As previously disclosed on a Current Report on Form 8-K, as filed with the Securities and Exchange Commission on October 22, 2020, on October 16, 2020, 5:01 Acquisition Corp. (the "Company") consummated its initial public offering (the "IPO") of 8,000,000 shares of its Class A common stock, par value $0.0001 per share ("Class A Common Stock"), generating gross proceeds to the Company of $80,000,000. The Company granted the underwriter in the IPO a 45-day option to purchase up to 1,200,000 additional shares of Class A Common Stock to cover over-allotments, if any.
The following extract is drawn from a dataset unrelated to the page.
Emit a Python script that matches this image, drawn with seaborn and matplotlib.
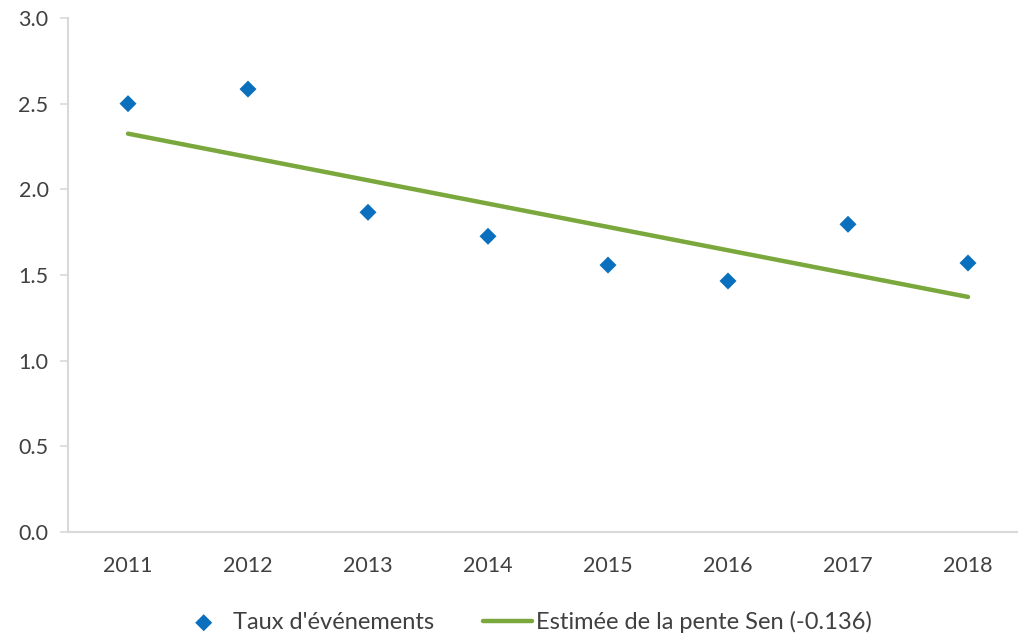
import matplotlib
matplotlib.use("Agg")
import matplotlib.pyplot as plt
import seaborn as sns
import pandas as pd

years = [2011, 2012, 2013, 2014, 2015, 2016, 2017, 2018]
taux = [2.50, 2.585, 1.866, 1.726, 1.558, 1.465, 1.796, 1.57]

# Sen slope line, read at its two ends
sen_years = [2011, 2018]
sen_vals = [2.325, 1.372]

pts = pd.DataFrame({"year": years, "taux": taux})
sen = pd.DataFrame({"year": sen_years, "val": sen_vals})

sns.set_style("white")
plt.rcParams["font.family"] = ["Lato", "DejaVu Sans"]

fig = plt.figure(figsize=(10.18, 6.35), dpi=100)
ax = fig.add_axes([68 / 1018, 1 - 532 / 635, 960 / 1018, 514 / 635])

sns.lineplot(data=sen, x="year", y="val", ax=ax, color="#7aa83c", linewidth=3.2,
             label="Estimée de la pente Sen (-0.136)", zorder=2)
sns.scatterplot(data=pts, x="year", y="taux", ax=ax, marker="D", s=75,
                color="#0a70bd", edgecolor="none", label="Taux d'événements", zorder=3)

ax.set_xlim(2010.5, 2018.5)
ax.set_ylim(0, 3.0)
ax.set_xticks(years)
ax.set_xticklabels([str(y) for y in years])
ax.set_yticks([0, 0.5, 1.0, 1.5, 2.0, 2.5, 3.0])
ax.set_yticklabels([f"{v:.1f}" for v in [0, 0.5, 1.0, 1.5, 2.0, 2.5, 3.0]])
ax.set_xlabel("")
ax.set_ylabel("")

for side in ["top", "right"]:
    ax.spines[side].set_visible(False)
for side in ["left", "bottom"]:
    ax.spines[side].set_color("#d9d9d9")
    ax.spines[side].set_linewidth(1.5)

ax.tick_params(axis="y", which="both", left=True, length=6, width=1.2, color="#d9d9d9",
               labelsize=15.5, labelcolor="#404040", pad=8)
ax.tick_params(axis="x", bottom=False, labelsize=15.5, labelcolor="#404040", pad=14)

handles, labels = ax.get_legend_handles_labels()
order = [1, 0]
ax.legend([handles[i] for i in order], [labels[i] for i in order],
          loc="upper center", bbox_to_anchor=(0.477, -0.112), ncol=2,
          frameon=False, fontsize=17, labelcolor="#404040",
          handlelength=2.05, handletextpad=0.2, columnspacing=2.1)

fig.savefig("out.png", dpi=100)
Substantially concurrently with the closing of the IPO, the Company completed the private sale of 360,000 shares of Class A Common Stock to the Company's sponsor, 5:01 Acquisition LLC, at a purchase price of $10.00 per share, generating gross proceeds to the Company of $3,600,000.

Subsequently, on November 9, 2020, the underwriter exercised the over-allotment option in part, and the closing of the issuance and sale of the additional 256,273 shares of Class A Common Stock (the "Over-Allotment Shares") occurred on November 12, 2020. In connection with the over-allotment exercise, the Company issued 256,273 Over-Allotment Shares at a price of $10.00 per share, generating total gross proceeds of approximately $2.6 million. After giving effect to the issuance of the Over-Allotment Shares, the over-allotment option remains exercisable for up to 943,727 shares of Class A Common Stock.

Substantially concurrently with the closing of the sale of the Over-Allotment Shares, the Company completed the private sale of 5,126 shares of Class A Common Stock to the Company's sponsor, 5:01 Acquisition LLC, at a purchase price of $10.00 per share, generating gross proceeds to the Company of $51,260.

A total of $82.6 million of the net proceeds from the sale of shares of Class A Common Stock in the IPO (including the Over-Allotment Shares) and the private placements on October 16, 2020 and November 12, 2020 were placed in a trust account established for the benefit of the Company's public shareholders.

Included with this report as Exhibit 99.1 is a pro-forma balance sheet reflecting the partial exercise of the over-allotment option.